A Perspective Review of Passive Techniques Applied to Control the Swirling Flow Instabilities from the Conical Diffuser of Hydraulic Turbines

Abstract

This paper represents a welcome synthesis of the results obtained by the authors over more than a decade. The reason why such an approach is perfectly justified is found in the novelty of the control techniques of decelerated swirling flows from the conical diffuser of hydraulic turbines. The results presented in this paper refer strictly to the new passive control techniques of the swirling flows instabilities from the conical diffuser of hydraulic turbines. Although the results of these new techniques have been disseminated in various papers, it is difficult to outline an overview from a collection of articles. In addition, a lot of valuable information about modern experimental and numerical investigations is not found in articles that usually distill only the most significant results. Therefore, the present paper achieves a welcome unitary synthesis, useful to specialists in the field of turbomachine hydrodynamics. The reluctance of the turbine manufacturers on active control techniques that use external/additional energy sources led us to the choice of passive control techniques review, especially the ones developed in the last years.

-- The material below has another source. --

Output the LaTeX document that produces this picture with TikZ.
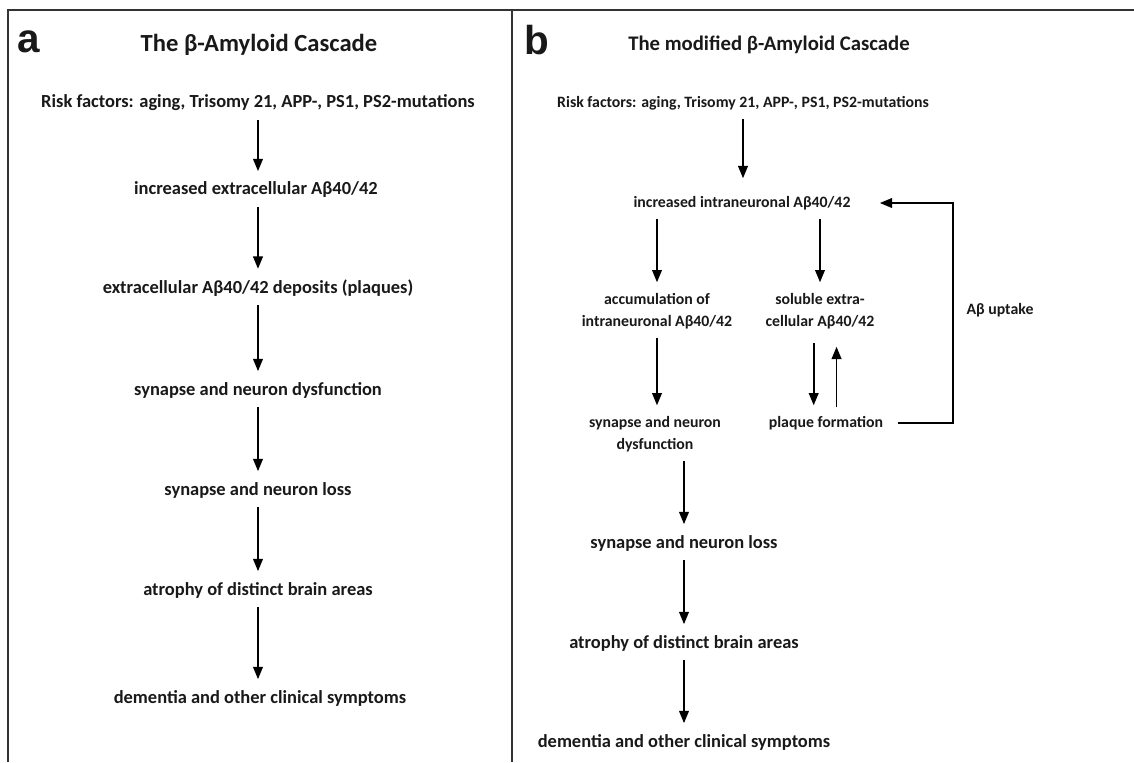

The first part of the paper analyzes the specialized literature that includes a variety of passive solutions for mitigating self-induced instabilities of decelerated swirling flow downstream of hydraulic turbines. Such inherent instabilities manifest intensely at far from optimal operating regimes and represent one of the challenges of modern hydraulic turbines. The mitigation of these instabilities is an open problem, so far there are no unanimously accepted technical solutions implemented on prototype turbines. The second part of the paper includes detailed investigations on axial water injection with flow-feedback, but also more recent approaches using adjustable diaphragm in the conical diffuser.